Asked if the Prime Minister recognised that there were problems with this, the PMS replied that the Prime Minister recognised that as a general principal, alongside rights came responsibilities.

Put that Jack Straw seemed to be improvising in the Chamber, and asked why all of this was coming out today in what seemed to be a bit of a hurry with Jack Straw racing to the Chamber to tell everybody before the Prime Minister said it all outside of Parliament, the PMS replied that following the Prime Minister's statement in July a whole series of processes were initiated, mostly taken forward by the Ministry of Justice. It seemed sensible 3 months or so down the line to give Parliament and others an update as to where we were. This was a multi track, quite diverse set of issues that Jack Straw brought together in a single statement. Those announcements were made to Parliament first. The Prime Minister's speech did not include anything of a substantive nature that had not been announced by Jack Straw in Parliament. He was addressing a wider philosophical issue about the nature of liberty in the 21st century. But this was something that had been on the Prime Minister's mind for some time.
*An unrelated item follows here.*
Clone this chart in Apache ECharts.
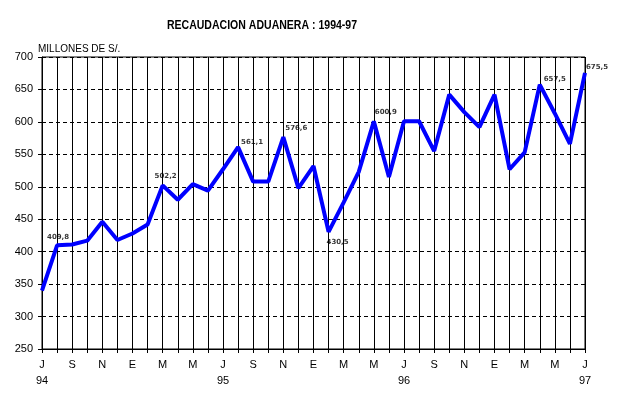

What is on his mind? It seems to me that some good and important things were said on torture, on stopping unbridled entry into people's homes, on freedom of information, but as to principles...

And the problem isn't just with Gordon, trying to re-orient myself I learn from the cunning keyboard of Nick Robinson that David Cameron promised (or didn't) a referendum on the EU Treaty.

He promised to have a referendum after the next election "if we can". I suspect he meant if the treaty has not become law but that is not what he actually said and sceptics will surely point out that Britain can give the people their say whenever she likes.

What do you suspect Gordon Brown and Jack Straw mean?